Things are certainly abuzz around the Catholic Church in America these days. With less than a week until Pope Francis’ historic first visit to the United States, some heavy theological debates on the table, and a whirlwind year of intense political change and debate, it’s hard to stay focused on our parish ministry.
On the other hand, our basic parish mission of evangelization and discipleship have never been more critical. A recent Pew Research Center survey indicates that 45% of Americans either identify as Catholic or report being connected to Catholicism in some way. In the same survey, another finding indicates that among adults who say they were raised Catholic, just over half (52%) have left the church at some point in their life (although about 11% of those who left later returned at some point).
It’s painful and demoralizing for church leaders to face this kind of data. The best thing we can do is to decide not to hide, but to learn from this information. Here are a few simple principles I think can be gleaned from the Pew data.
Small Groups Matter
While the official Church cannot affirm the equal value of every family arrangement, we need to have a place where every individual will feel welcome and have room to grow spiritually, including the divorced and remarried. Parish based small group fellowship programs are a great place to engage adults with one another to provide needed support and on-going faith formation.
Children & Student Ministry Matter
Everyone wants the best for their children, and churches need to show they do too. Moreover, parents nowadays often follow their children, so creating an engaging children’s ministry will keep parents connected with your church. When you can successfully engage teens parents are even more impressed.
In the survey many people indicate work with the poor is essential to their expression of faith. Although we want to avoid faith that’s just masked social activism, various service opportunities can be a really approachable entry point for unchurched people.

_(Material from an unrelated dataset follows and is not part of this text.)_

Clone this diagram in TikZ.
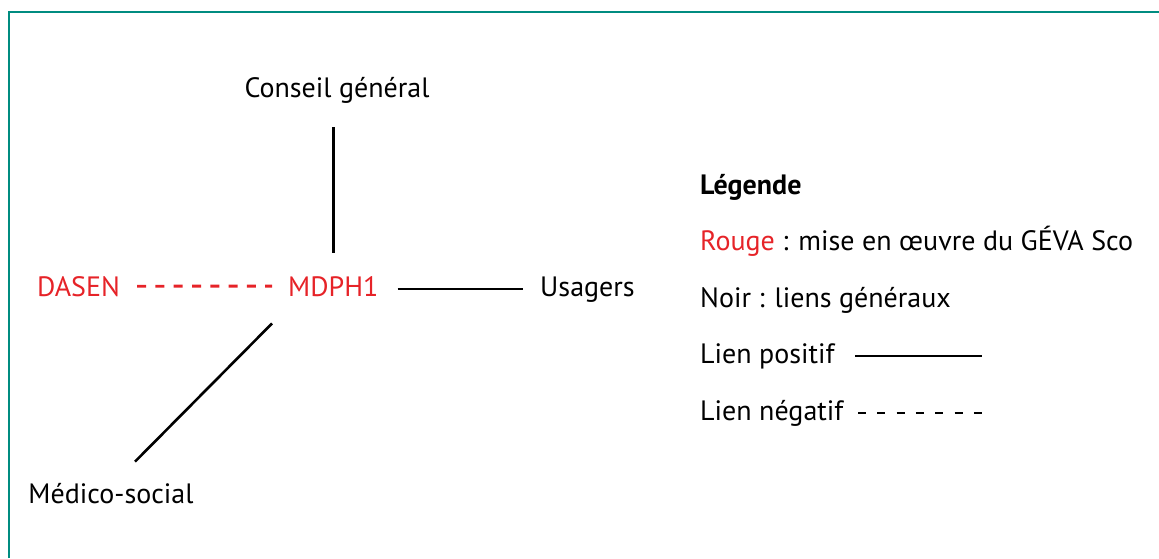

In our action-oriented society, a broad array of well-done ministries can be excellent opportunities for incorporating the personalities and gifts of those who would otherwise avoid church interaction.
From the data, you might be tempted to think these things don’t matter. To some people they might not, but most people feel strongly about what they do believe. Even holding strong to orthodox Catholic beliefs, as we do at Nativity, we find what really keeps many people away isn’t doctrine, but when we do church as if it doesn’t matter.